History | Diving Disease

History

The connection between pressure and the solubility of gases in liquids was established as early as 1670 by Robert Boyle.However, it was not until 1857 that Felix Hoppe-Seyler established the theory of gas embolism as the cause of decompression sickness. There were then further investigations on diving depth and diving time. However, it was not until 1878 that Paul Bert’s first textbook for divers was published, recommending that a decompression time of 20 minutes per bar of pressure relief should be maintained.

This recommendation was valid for the next 30 years. John Scott-Haldane found out through experiments on sheep that there are different tissues that rise and fall at different rates. He was the first to publish decompression tables for the different tissue classes.

However, his tables only went down to 58m depth.

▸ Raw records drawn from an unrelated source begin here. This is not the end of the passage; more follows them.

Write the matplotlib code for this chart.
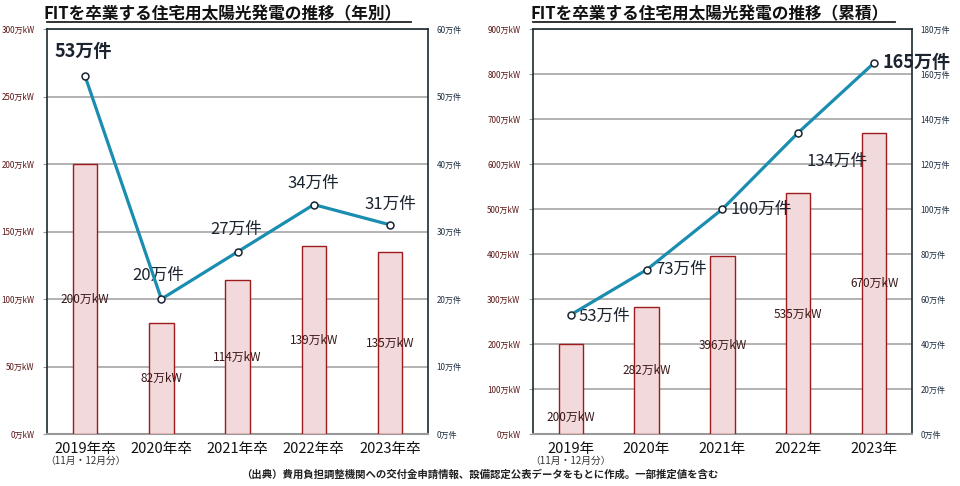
import numpy as np
import matplotlib.pyplot as plt

plt.rcParams['font.family'] = ['Noto Sans CJK JP', 'DejaVu Sans']

# data
years_annual = ["2019年卒", "2020年卒", "2021年卒", "2022年卒", "2023年卒"]
years_cum = ["2019年", "2020年", "2021年", "2022年", "2023年"]
kw_annual = [200, 82, 114, 139, 135]      # 万kW
count_annual = [53, 20, 27, 34, 31]       # 万件
kw_cum = [200, 282, 396, 535, 670]        # 万kW
count_cum = [53, 73, 100, 134, 165]       # 万件

LINE_C = "#1a8db0"
BAR_FC = "#f2d9db"
BAR_EC = "#9e1b1b"
LEFT_TC = "#5a1515"
RIGHT_TC = "#1f2f40"
TXT_C = "#1c2430"


def draw_panel(fig, rect, cats, kw, cnt, kw_max, kw_step, cnt_max, cnt_step,
               title, cnt_offsets, kw_label_y, bold_idx, title_pos):
    ax = fig.add_axes(rect)
    x = np.arange(len(cats))
    ax.bar(x, kw, width=0.32, color=BAR_FC, edgecolor=BAR_EC, linewidth=1.0, zorder=3)
    ax.set_xlim(-0.5, len(cats) - 0.5)
    ax.set_ylim(0, kw_max)
    ax.set_yticks(np.arange(0, kw_max + 1, kw_step))
    ax.set_yticklabels([f"{v}万kW" for v in range(0, kw_max + 1, kw_step)],
                       fontsize=5.8, color=LEFT_TC)
    ax.tick_params(axis='y', length=3, color="#999999", pad=6)
    ax.grid(axis='y', color="#a6a6a6", linewidth=1.2, zorder=0)
    ax.set_axisbelow(True)
    ax.set_xticks(x)
    ax.set_xticklabels(cats, fontsize=10.5, color="#111111")
    ax.tick_params(axis='x', length=0, pad=6)
    for s in ["left", "right", "top"]:
        ax.spines[s].set_color("#1c2a30")
        ax.spines[s].set_linewidth(1.2)
    ax.spines["bottom"].set_color("#999999")
    ax.spines["bottom"].set_linewidth(1.5)
    ax.text(0, -0.067, "（11月・12月分）", transform=ax.get_xaxis_transform(),
            ha='center', va='center', fontsize=7, color="#333333")

    for i, v in enumerate(kw):
        ax.text(x[i], kw_label_y[i], f"{v}万kW", ha='center', va='center',
                fontsize=8.5, color="#3a1818", zorder=5)

    ax2 = ax.twinx()
    ax2.set_ylim(0, cnt_max)
    ax2.set_yticks(np.arange(0, cnt_max + 1, cnt_step))
    ax2.set_yticklabels([f"{v}万件" for v in range(0, cnt_max + 1, cnt_step)],
                        fontsize=5.8, color=RIGHT_TC)
    ax2.tick_params(axis='y', length=0, pad=6)
    for s in ax2.spines.values():
        s.set_visible(False)
    ax2.plot(x, cnt, color=LINE_C, linewidth=2.3, marker='o', markersize=5,
             markerfacecolor='white', markeredgecolor=TXT_C, markeredgewidth=1.1,
             zorder=6)
    for i, v in enumerate(cnt):
        dx, dy, ha = cnt_offsets[i]
        bold = i == bold_idx
        ax2.annotate(f"{v}万件", (x[i], v), xytext=(dx, dy), textcoords='offset points',
                     ha=ha, va='center', fontsize=13 if bold else 12,
                     fontweight='bold' if bold else 'normal', color=TXT_C)

    # title with underline
    cx = rect[0] + rect[2] * title_pos
    fig.text(cx, 0.971, title, ha='center', va='center', fontsize=12,
             fontweight='bold', color="#111111")
    fig.add_artist(plt.Line2D([rect[0], rect[0] + rect[2] * 0.955], [0.955, 0.955],
                              color="#222222", linewidth=1.3,
                              transform=fig.transFigure))
    return ax


fig = plt.figure(figsize=(9.6, 4.86), dpi=100)

draw_panel(fig, [0.049, 0.107, 0.397, 0.833], years_annual, kw_annual, count_annual,
           300, 50, 60, 10, "FITを卒業する住宅用太陽光発電の推移（年別）",
           [(-22, 18, 'left'), (-2, 17, 'center'), (-1, 16, 'center'),
            (0, 15, 'center'), (0, 15, 'center')],
           [v / 2 for v in kw_annual], 0, 0.46)

draw_panel(fig, [0.555, 0.107, 0.395, 0.833], years_cum, kw_cum, count_cum,
           900, 100, 180, 20, "FITを卒業する住宅用太陽光発電の推移（累積）",
           [(6, -1, 'left'), (6, 0, 'left'), (6, 0, 'left'),
            (6, -21, 'left'), (6, 0, 'left')],
           [38, 141, 198, 267, 335], 4, 0.465)

fig.text(0.5, 0.024, "（出典）費用負担調整機関への交付金申請情報、設備認定公表データをもとに作成。一部推定値を含む",
         ha='center', va='center', fontsize=7.5, fontweight='bold', color="#222222")

fig.savefig("out.png", dpi=100)
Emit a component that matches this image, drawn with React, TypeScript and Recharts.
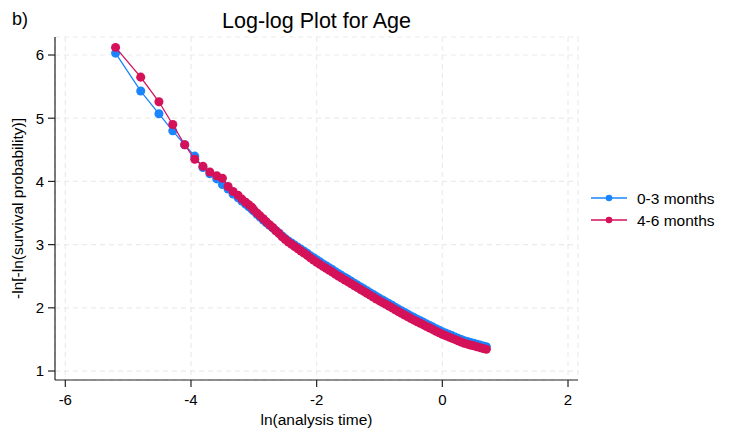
import React from 'react';
import { ScatterChart, Scatter, XAxis, YAxis, ZAxis, CartesianGrid, Label } from 'recharts';

const seriesNames = ['0-3 months', '4-6 months'];
const seriesColors = ['#1a85ff', '#d41159'];

const xTicks = [-6, -4, -2, 0, 2];
const yTicks = [1, 2, 3, 4, 5, 6];

const lnTime = [
  -5.20, -4.80, -4.51, -4.29, -4.10, -3.94, -3.81, -3.70, -3.59, -3.50, -3.41, -3.33, -3.25, -3.19, -3.13, -3.08, -3.03,
  -3.00, -2.95, -2.90, -2.85, -2.80, -2.75, -2.70, -2.65, -2.60, -2.55, -2.50, -2.45, -2.40, -2.35, -2.30, -2.25,
  -2.20, -2.15, -2.10, -2.05, -2.00, -1.95, -1.90, -1.85, -1.80, -1.75, -1.70, -1.65, -1.60, -1.55, -1.50, -1.45,
  -1.40, -1.35, -1.30, -1.25, -1.20, -1.15, -1.10, -1.05, -1.00, -0.95, -0.90, -0.85, -0.80, -0.75, -0.70, -0.65,
  -0.60, -0.55, -0.50, -0.45, -0.40, -0.35, -0.30, -0.25, -0.20, -0.15, -0.10, -0.05, 0.00, 0.05, 0.10, 0.15,
  0.20, 0.25, 0.30, 0.35, 0.40, 0.45, 0.50, 0.55, 0.60, 0.65, 0.70,
];

const months0to3 = [
  6.03, 5.43, 5.07, 4.80, 4.58, 4.40, 4.22, 4.12, 4.04, 3.95, 3.88, 3.80, 3.74, 3.69, 3.64, 3.60, 3.56,
  3.53, 3.48, 3.435, 3.39, 3.345, 3.305, 3.265, 3.222, 3.185, 3.138, 3.095, 3.058, 3.025, 2.992, 2.96, 2.928,
  2.895, 2.862, 2.825, 2.793, 2.76, 2.73, 2.695, 2.665, 2.635, 2.605, 2.57, 2.54, 2.51, 2.48, 2.45, 2.42,
  2.39, 2.36, 2.33, 2.30, 2.27, 2.24, 2.21, 2.18, 2.15, 2.123, 2.095, 2.067, 2.04, 2.01, 1.98, 1.953,
  1.926, 1.898, 1.87, 1.845, 1.82, 1.795, 1.77, 1.745, 1.72, 1.695, 1.67, 1.645, 1.62, 1.60, 1.58, 1.56,
  1.54, 1.52, 1.50, 1.48, 1.465, 1.45, 1.44, 1.425, 1.41, 1.395, 1.385,
];

const months4to6 = [
  6.12, 5.65, 5.26, 4.90, 4.58, 4.35, 4.24, 4.15, 4.09, 4.05, 3.92, 3.84, 3.78, 3.72, 3.67, 3.63, 3.59,
  3.55, 3.50, 3.455, 3.41, 3.36, 3.315, 3.27, 3.22, 3.175, 3.125, 3.08, 3.04, 3.005, 2.97, 2.935, 2.90,
  2.865, 2.83, 2.79, 2.755, 2.72, 2.69, 2.655, 2.625, 2.595, 2.565, 2.53, 2.50, 2.47, 2.44, 2.41, 2.38,
  2.35, 2.32, 2.29, 2.26, 2.23, 2.20, 2.17, 2.14, 2.11, 2.083, 2.055, 2.027, 2.00, 1.97, 1.94, 1.913,
  1.886, 1.858, 1.83, 1.805, 1.78, 1.755, 1.73, 1.705, 1.68, 1.655, 1.63, 1.605, 1.58, 1.56, 1.54, 1.52,
  1.50, 1.48, 1.46, 1.44, 1.425, 1.41, 1.40, 1.385, 1.37, 1.355, 1.345,
];

const seriesValues = [months0to3, months4to6];

const FONT = '"Liberation Sans", Arial, Helvetica, sans-serif';

const YTitle = (props: any) => {
  const vb = props.viewBox || {};
  const cy = (vb.y ?? 0) + (vb.height ?? 0) / 2;
  const cx = 17;
  return (
    <text
      x={cx}
      y={cy}
      transform={`rotate(-90 ${cx} ${cy})`}
      textAnchor="middle"
      dominantBaseline="central"
      fontSize={15.5}
      fontFamily={FONT}
      fill="#000"
    >
      -ln[-ln(survival probability)]
    </text>
  );
};

export default function App() {
  const datasets = seriesValues.map((vals) => lnTime.map((x, i) => ({ x, y: vals[i] })));
  return (
    <div style={{ position: 'absolute', left: 0, top: 0, width: 736, height: 435, background: '#fff' }}>
      <ScatterChart width={736} height={435} margin={{ top: 37, right: 158, bottom: 0, left: 0 }}>
        <CartesianGrid stroke="#ebebeb" strokeDasharray="5 4" strokeWidth={1.2} />
        <XAxis
          type="number"
          dataKey="x"
          domain={[-6.164, 2.159]}
          ticks={xTicks}
          allowDataOverflow
          height={55}
          tickSize={7}
          tickMargin={7}
          axisLine={{ stroke: '#222', strokeWidth: 1.2 }}
          tickLine={{ stroke: '#222', strokeWidth: 1.2 }}
          tick={{ fill: '#000', fontSize: 15, fontFamily: FONT }}
        >
          <Label value="ln(analysis time)" position="insideBottom" offset={10} fontSize={15.5} fontFamily={FONT} fill="#000" />
        </XAxis>
        <YAxis
          type="number"
          dataKey="y"
          domain={[0.858, 6.285]}
          ticks={yTicks}
          allowDataOverflow
          width={55}
          tickSize={7}
          tickMargin={4}
          axisLine={{ stroke: '#222', strokeWidth: 1.2 }}
          tickLine={{ stroke: '#222', strokeWidth: 1.2 }}
          tick={{ fill: '#000', fontSize: 15, fontFamily: FONT }}
        >
          <Label content={<YTitle />} />
        </YAxis>
        <ZAxis range={[36, 36]} />
        {datasets.map((d, i) => (
          <Scatter
            key={seriesNames[i]}
            name={seriesNames[i]}
            data={d}
            fill={seriesColors[i]}
            line={{ stroke: seriesColors[i], strokeWidth: 1.3 }}
            shape="circle"
            isAnimationActive={false}
          />
        ))}
      </ScatterChart>
      <svg width={736} height={435} style={{ position: 'absolute', left: 0, top: 0, pointerEvents: 'none' }}>
        <text x={12} y={25} fontSize={18} fontFamily={FONT} fill="#000">b)</text>
        <text x={316.5} y={28} textAnchor="middle" fontSize={21.5} fontFamily={FONT} fill="#000">Log-log Plot for Age</text>
        {seriesNames.map((name, i) => (
          <g key={name}>
            <line x1={591} x2={627} y1={198 + i * 22} y2={198 + i * 22} stroke={seriesColors[i]} strokeWidth={1.5} />
            <circle cx={609} cy={198 + i * 22} r={3.3} fill={seriesColors[i]} />
            <text x={637} y={203.5 + i * 22} fontSize={15.5} fontFamily={FONT} fill="#000">{name}</text>
          </g>
        ))}
      </svg>
    </div>
  );
}
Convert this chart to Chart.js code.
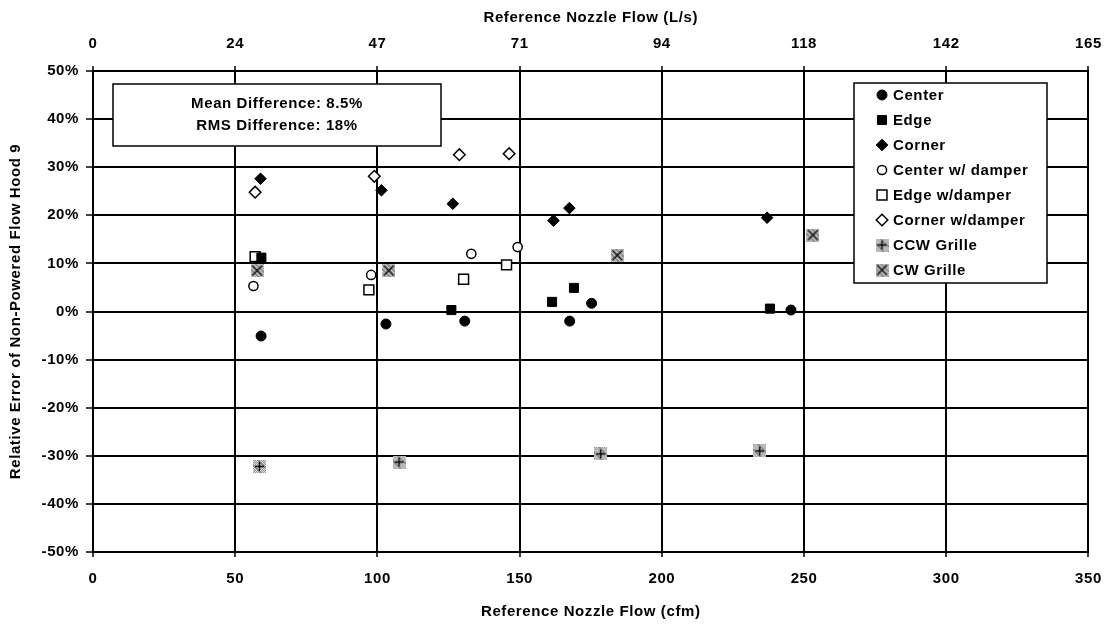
<!DOCTYPE html>
<html><head><meta charset="utf-8">
<script src="https://cdn.jsdelivr.net/npm/chart.js@4/dist/chart.umd.min.js"></script>
<style>html,body{margin:0;padding:0;background:#fff;}#wrap{width:1114px;height:625px;}</style>
</head><body><div id="wrap"><canvas id="c" width="1114" height="625"></canvas></div>
<script>
// ---- data ----
const seriesLabels = ['Center','Edge','Corner','Center w/ damper','Edge w/damper','Corner w/damper','CCW Grille','CW Grille'];
const centerX = [59.1, 103, 130.7, 167.6, 175.3, 245.4];
const centerY = [-5.1, -2.6, -2.0, -2.0, 1.7, 0.3];
const edgeX = [59.2, 126, 161.4, 169.1, 238];
const edgeY = [11.2, 0.3, 2.0, 4.9, 0.6];
const cornerX = [58.9, 101.4, 126.5, 161.9, 167.5, 237];
const cornerY = [27.6, 25.2, 22.4, 18.9, 21.5, 19.5];
const centerDamperX = [56.4, 97.8, 133, 149.3];
const centerDamperY = [5.3, 7.6, 12.0, 13.4];
const edgeDamperX = [57, 97, 130.3, 145.4];
const edgeDamperY = [11.4, 4.5, 6.7, 9.7];
const cornerDamperX = [57, 98.9, 128.8, 146.3];
const cornerDamperY = [24.8, 28.1, 32.6, 32.8];
const ccwGrilleX = [58.5, 107.6, 178.5, 234.4];
const ccwGrilleY = [-32.2, -31.3, -29.6, -29.0];
const cwGrilleX = [57.7, 104, 184.3, 253.1];
const cwGrilleY = [8.5, 8.5, 11.7, 15.9];
const topTickLabels = ['0','24','47','71','94','118','142','165'];
const statLines = ['Mean Difference: 8.5%', 'RMS Difference: 18%'];
const xTitle = 'Reference Nozzle Flow (cfm)';
const x2Title = 'Reference Nozzle Flow (L/s)';
const yTitle = 'Relative Error of Non-Powered Flow Hood 9';

const pts = (xs, ys) => xs.map((x, i) => ({x: x, y: ys[i]}));

function grille(kind) {
  const c = document.createElement('canvas');
  c.width = 13; c.height = 13;
  const g = c.getContext('2d');
  g.fillStyle = '#e6e6e6'; g.fillRect(0, 0, 13, 13);
  for (let y = 0; y < 13; y++) for (let x = 0; x < 13; x++) {
    if ((x + y) % 2 === 0 || ((x * 7 + y * 3) % 5 === 0)) { g.fillStyle = '#8c8c8c'; g.fillRect(x, y, 1, 1); }
  }
  g.strokeStyle = '#000'; g.lineWidth = 1.4; g.beginPath();
  if (kind === '+') { g.moveTo(6.5, 2); g.lineTo(6.5, 11); g.moveTo(2, 6.5); g.lineTo(11, 6.5); }
  else { g.moveTo(1.5, 1.5); g.lineTo(11.5, 11.5); g.moveTo(11.5, 1.5); g.lineTo(1.5, 11.5); }
  g.stroke();
  return c;
}
const ccwImg = grille('+');
const cwImg = grille('x');

const FONT = {family: "'Liberation Sans', Arial, sans-serif", size: 15, weight: 'bold'};
const FONTSTR = "bold 15px 'Liberation Sans', Arial, sans-serif";

function ds(label, data, style, radius, filled) {
  return {
    label: label, data: data, pointStyle: style, pointRadius: radius,
    backgroundColor: filled ? '#000' : '#fff', borderColor: '#000',
    borderWidth: filled ? 1 : 1.5, showLine: false
  };
}
const datasets = [
  ds(seriesLabels[0], pts(centerX, centerY), 'circle', 5, true),
  ds(seriesLabels[1], pts(edgeX, edgeY), 'rect', 6.4, true),
  ds(seriesLabels[2], pts(cornerX, cornerY), 'rectRot', 5.8, true),
  ds(seriesLabels[3], pts(centerDamperX, centerDamperY), 'circle', 4.6, false),
  ds(seriesLabels[4], pts(edgeDamperX, edgeDamperY), 'rect', 7, false),
  ds(seriesLabels[5], pts(cornerDamperX, cornerDamperY), 'rectRot', 5.8, false),
  ds(seriesLabels[6], pts(ccwGrilleX, ccwGrilleY), ccwImg, 6, true),
  ds(seriesLabels[7], pts(cwGrilleX, cwGrilleY), cwImg, 6, true)
];

const spacingPlugin = {
  id: 'spacing',
  beforeDraw(chart) { chart.ctx.letterSpacing = '0.6px'; }
};

const boxesPlugin = {
  id: 'boxes',
  afterDatasetsDraw(chart) {
    const ctx = chart.ctx;
    ctx.save();
    ctx.letterSpacing = '0.6px';
    // stats box
    ctx.fillStyle = '#fff'; ctx.strokeStyle = '#000'; ctx.lineWidth = 1.5;
    ctx.fillRect(113, 84, 328, 62); ctx.strokeRect(113, 84, 328, 62);
    ctx.fillStyle = '#000'; ctx.font = FONTSTR; ctx.textAlign = 'center'; ctx.textBaseline = 'middle';
    statLines.forEach((t, i) => ctx.fillText(t, 277, 104 + i * 22));
    // legend box
    ctx.fillStyle = '#fff';
    ctx.fillRect(854, 83, 193, 200); ctx.strokeRect(854, 83, 193, 200);
    ctx.textAlign = 'left';
    chart.data.datasets.forEach((d, i) => {
      const y = 95 + i * 25;
      ctx.save();
      ctx.fillStyle = d.backgroundColor; ctx.strokeStyle = d.borderColor; ctx.lineWidth = d.borderWidth;
      Chart.helpers.drawPoint(ctx, {pointStyle: d.pointStyle, radius: d.pointRadius, rotation: 0, borderWidth: d.borderWidth}, 882, y);
      ctx.restore();
      ctx.fillStyle = '#000'; ctx.font = FONTSTR; ctx.textAlign = 'left'; ctx.textBaseline = 'middle';
      ctx.fillText(d.label, 893, y + 1);
    });
    ctx.restore();
  }
};

const gridOpts = (tl, onArea) => ({color: '#000', lineWidth: 2, tickLength: tl, tickColor: '#000', tickWidth: 1.5, drawOnChartArea: onArea});

new Chart(document.getElementById('c'), {
  type: 'scatter',
  data: {datasets: datasets},
  options: {
    responsive: false, animation: false, devicePixelRatio: 1,
    layout: {padding: {left: 0, right: 22, top: 0, bottom: 0}},
    plugins: {legend: {display: false}, tooltip: {enabled: false}},
    scales: {
      x: {
        type: 'linear', position: 'bottom', min: 0, max: 350,
        ticks: {stepSize: 50, padding: 13, color: '#000', font: FONT},
        grid: gridOpts(5, true), border: {color: '#000', width: 2},
        title: {display: true, text: xTitle, color: '#000', font: FONT, padding: {top: 0, bottom: 4}},
        afterFit(s) { s.height = 73; }
      },
      x2: {
        type: 'linear', position: 'top', min: 0, max: 350,
        ticks: {stepSize: 50, padding: 13, color: '#000', font: FONT, callback: (v) => topTickLabels[Math.round(v / 50)]},
        grid: gridOpts(5, false), border: {color: '#000', width: 2},
        title: {display: true, text: x2Title, color: '#000', font: FONT, padding: {top: 9, bottom: 0}},
        afterFit(s) { s.height = 71; }
      },
      y: {
        type: 'linear', position: 'left', min: -50, max: 50,
        ticks: {stepSize: 10, padding: 7, color: '#000', font: FONT, callback: (v) => v + '%'},
        grid: gridOpts(7, true), border: {color: '#000', width: 2},
        title: {display: true, text: yTitle, color: '#000', font: FONT, padding: {top: 7, bottom: 0}},
        afterFit(s) { s.width = 93; }
      }
    }
  },
  plugins: [spacingPlugin, boxesPlugin]
});
</script></body></html>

These tables formed the basis for research for the next 25 years. Haldane had taken a very simple model as basis for his tables.

He assumed that the degree of saturation or desaturation was only dependent on the blood flow. In the years that followed, research was done to refine the whole thing and to calculate for greater depths. 1958 the most common tables were those of the US Navy.

They were based on 6 tissue classes and variable saturation factors. The dive tables were eventually replaced by dive computers, which were much more complex in recording the processes of diving. But even the computers cannot exclude all risks, because even they cannot capture all the complex processes in the body. Studies are currently underway to better control the formation of microbubbles.